In Imperial Israel and the Palestinians , Nur Masalha provides a history of Israel's expansionist policies, focusing on the period from the June War of 1967 to the present day. He demonstrates that imperialist tendencies in Israel run the political gamut, from Left to Right. Masalha argues that the heart of the conflict between Zionist immigrants/settlers and the native Palestinians has always been about land, territory, demography and water. He documents how Israeli policy has made it a priority to expel the Palestinians, either by war or peaceful measures. But these imperialist tendencies are not restricted to extremist zealots. The author uncovers the expansionist policies found in Labour Zionism and Kookist ideology. Chapters cover the Whole Land of Israel Movement, Zionist Revisionism and the Likud Party, Gush Emunim and the religious fundamentalists, parties and movements of the far right and the evolution of Israeli Jewish public attitudes since 1967.
Professor Nur Masalha is a Palestinian historian and formerly Director of the Centre for Religion and History at St. Mary's University, Twickenham. He is Editor of “Journal of Holy Land and Palestine Studies”: http://www.euppublishing.com/journal/hls, published by Edinburgh University Press. He is the author of many books on Palestine-Israel. His current work focuses on religion and politics in the Middle East, oral history and social memory theory, subaltern studies, new Palestinian and Israeli historiography, the Bible and Zionism, Holy Land toponymy, Jerusalem archaeology, theologies of liberation in Palestine and Life-Long Learning in Palestine.

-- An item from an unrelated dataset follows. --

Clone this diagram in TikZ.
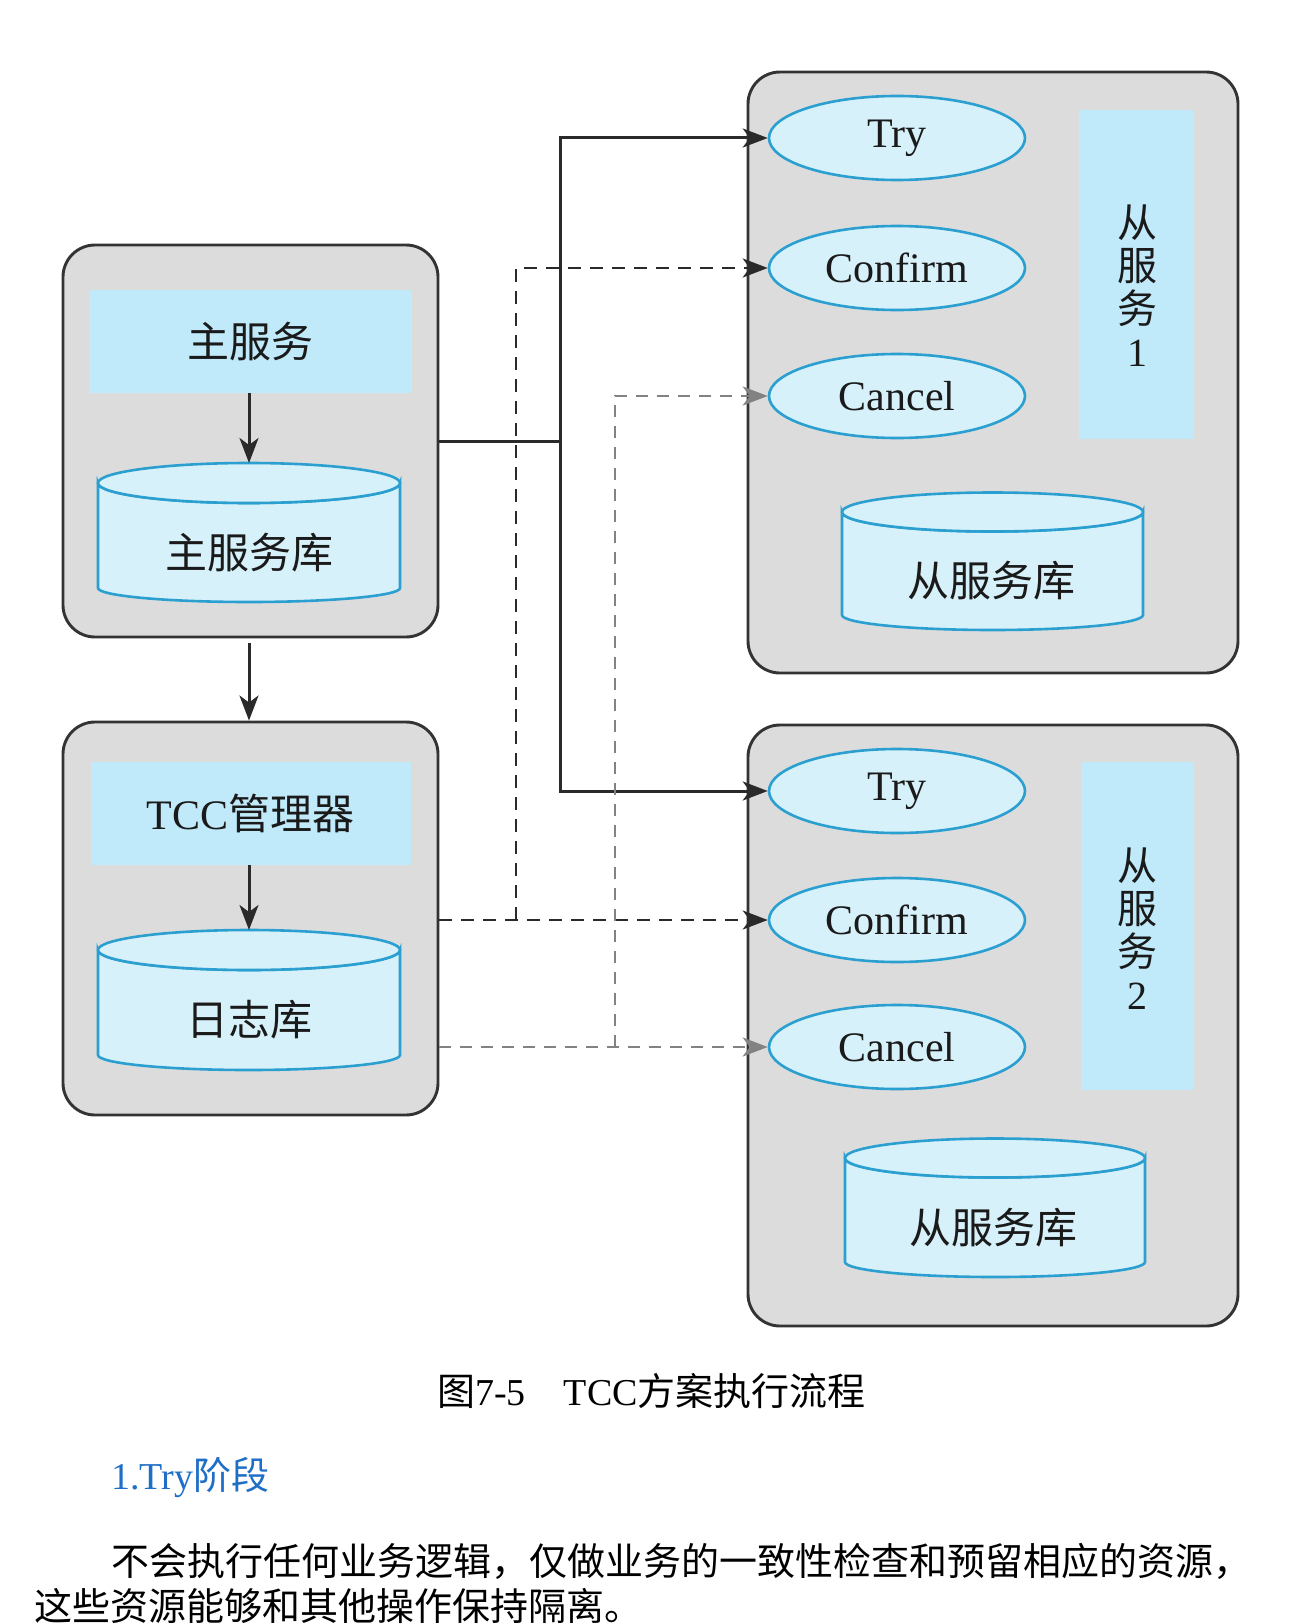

Somewhat dated, but newer developments - like the Wall - have not been for the better. Nur Masalha, of the Center for Palestine Studies and the University of London, explored the rise of the Israeli settler movement of the West Bank and Gaza and the parallel rise of the "transfer solution" - the administratively bland term for ethnic cleansing, with or without consent, without or with bloodshed. At some length he reviewed the leadershp of Gush Emunim, Meier Kahane and the Kach, and military politicians like Sharon, united by the theme of continued occupation and "Lebensraum" for Israel.
Although the settlers and their racist rhetoric have poisoned the very soul of Israel, they were not some anomaly sprung from the deserts of 1967. As the settlers themselves insist, their movement is an extension of the 1948 war and the mass expulsion of nearly a million Arab Palestinians; and, before this, of the step-by-step expansionism of the Mandate settlements under the British. To the radicals of Gush and its allies, the Israeli state's "protection" of Arabs on Jewish-claimed land parallels the British role before Israel. They stand ready to make war on the Israeli state just as their hero Begin did on previous occupiers. But they needn't worry: the Israeli establishment has always met them more than half way, coddling the first West Bank settlements in 1967 and allowing their mushroom growth, while keeping the US and the UN at bay with the endless shadow-boxing of the "peace process."
The Israeli occupation has destroyed what hopes Israel may have had of evolving past the trauma of '48 into a regional democracy at peace with its neighbors. Mashalha depressingly revealed a gloating, gutter racism as normal for a wide swath of its citizens that has only grown. But Americans really can't look at this issue as an intractable problem of "those people" sunk into their "ancient hatreds": for the images of Gush, Kahane, and Netanyahu are also ours in the era of trump.
Yet - short of an all-out war, which some in Israel actually call for - mass transfer isn't likely. The Wall can effectively do the same, without the messiness which would force the US/UN hand. For now.
This book is a quarter century old, and yet nothing has changed except to get worse. Masalha chronicles, in his usual masterly way, the various ways in which different segments of Israeli society have been in favour of ongoing territorial expansion and the expulsion of Palestinians, or at least the severe curtailment of their civil rights.
The last chapter about the evolution of public opinion is particularly jarring, especially given recent polls showing that overwhelming majorities of Israeli Jews would support the expulsion of all Palestinians from both the occupied territories and Israel itself. And that half of them believe that the Israeli military should do as the ancient Israelites did: when conquering a city, kill its entire population.
The worst part is that this book was written shortly after the election of Ehud Barak, at a time of extreme optimism about the resolution of the conflict. It was generally believed at the time that the end of the Palestinian nightmare - on terms extremely favourable to Israel, but still the end - was just around the corner. How wrong we all were.
A very important book, albeit an extremely depressing one.
This book is, I'm sure, useful to others, but it was a bit difficult to follow without having an understanding of the Israeli political system, leaving me with doubt as to the validity of some of the claims made by the author.